A few months passed after our big conversation with mum, and even though we kept in regular touch as we always have, the subject never came up. In the time that passed since we talked, Mrs Smith and I have drifted further and further away from the congregation. The last time we were in a Kingdom Hall was for the Memorial this year, back in March. We haven’t been out in field service for almost a year.
The sad thing is all these months passed, and we never heard anything from anyone from our local congregation. We would get a text message once a month from our Group Overseer looking for our reports, but there was never any query in to how we were, or if we were even alive. I guess you really learn who your friends are when you go through something like this. The only person that as consistently kept in touch and that we have still caught up with reasonably regularly has been Sister T, about whom I have talked on here many times. We have been able to be honest with her and she agrees with a lot of what we have talked about, even going so far as saying that she is convinced that Satan has entered the organisation and that the time will soon come when Jehovah needs to clean it out. Despite this, she remains loyal to the organisation, and to be honest, I believe that she needs it, as it gives her some sort of steadiness, or routine for her life. We once entertained hopes that we may be able to help her wake up and move on, but now doubt that. It may actually be better for her to stay in to be completely honest.
Over this period, there have been some frustrating moments. We have run in to people and they have asked where we have been, there is an elder (from another congregation) who works not far from me who waited on a corner one morning so he could tell me that he had heard that we hadn’t been to meetings, and we have been invited to the birthday party of one of the guys at work.
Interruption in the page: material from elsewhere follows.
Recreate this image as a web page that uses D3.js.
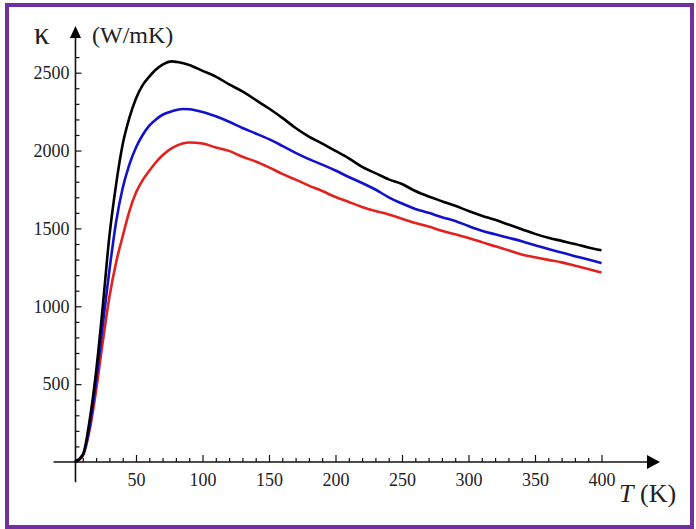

Each of these occasions had led to me not being completely truthful, and this kind of thing does not sit well with me. My mumma raised me to be honest, and I don’t like deceiving people.I also knew that we couldn’t keep going on like this with mum, that we could not pretend everything was normal, when in actual fact we were inactive, and don’t want anything to do with the organisation.
You might remember a while back that Mrs Smith and I had a discussion about whether or not one or both of us should disassociate ourselves. At the time we decided against it because we felt that we should not have to play by the WTS rules since there is no scriptural backing for disassociation. We wanted to just fade away and be left alone. If you look back at page 7of this thread you will see a post from me on February 9 th 2013 where I went into some detail about this.
However, even after moving situations like those mentioned above keep happening. And again, I do not like being dishonest, blaming Mrs Smith’s anxiety for our absence. While we are happy with our progress out of the cult, we are both getting more and more frustrated with wanting to just break free and be done with it. We realise that if things stay as they are, we can never be truly free of this organisation.
Mrs Smith and I have discussed this at length, and we have decided that I will disassociate myself, while she remains ‘in’ – keep in mind though that we are inactive anyway so the only reason for Mrs Smith to not DA is that she can remain in contact with a couple of people, still meet up with them for coffee, and hey, if the opportunity arises, sow some seeds of doubt.
With the decision made, we both felt like another weight had been lifted. There have been a series of weights lifted over the last couple of years: me stepping down as an elder, Mrs Smith waking up, us deciding not to go door to door anymore, and deciding not to go to any meetings any more. It is another big step away from this high control and uncaring group. What have I got to lose? Not much really, but I will have drawn a line in the sand that will make people leave us in peace.
The plan is to email my letter to the COBE, and at the same time send a personal message to all my JW friends on Facebook that contains an opening line and then a copy of the letter I sent to the COBE. This way they can all see the letter and there is none of the mysterious “I wonder what it was all about” chit chat that goes on when people just hear an announcement.
But before that happens, we need to tell mum and my sister. We also feel like we should tell Sister T.
Back in those comments I made back when we were thinking of DAing I said this:
“As we see it, the hardest part is going to be breaking the news to my Mum, my sister, and Sister T. My Mum and I have always had a good and open relationship and I honestly think that if I take the time to explain to her my reasons she would be okay with it…Of course we are not so naive as to think that the cult shutters might slam down too. Mum is a very reasonable and logical person and I have mentioned in emails to her that some recent decisions and actions by the organisation and elders have left me 'uncomfortable' (I referred to but did not specifically mention the child abuse policies). My sister as you know has recently had some awful experiences with her local elders. Who knows, maybe me taking this step will help her grow the balls she needs to stand up to them and her prick of a husband and begin to lead her own life. Sister T has said on more than one occasion that "she doesn't know what she would do without us" and "the only reason I'm in the truth is because of you" By having just me disassociate, Mrs Smith can remain in contact and ease the blow while also continuing to help Sister T (and maybe others) wake up.”
Our big long conversation with mum about how we feel about the organisation has happened since I wrote the above comment. The chat that we had and mum’s reaction to it gave us some hope that we may be able to explain to her that I was going to DA, and that she might be okay with it.
So this was our next challenge. Explaining to mum that things had progressed to the point where we both did not want anything to do with the JWs anymore, and what we had planned to do about it.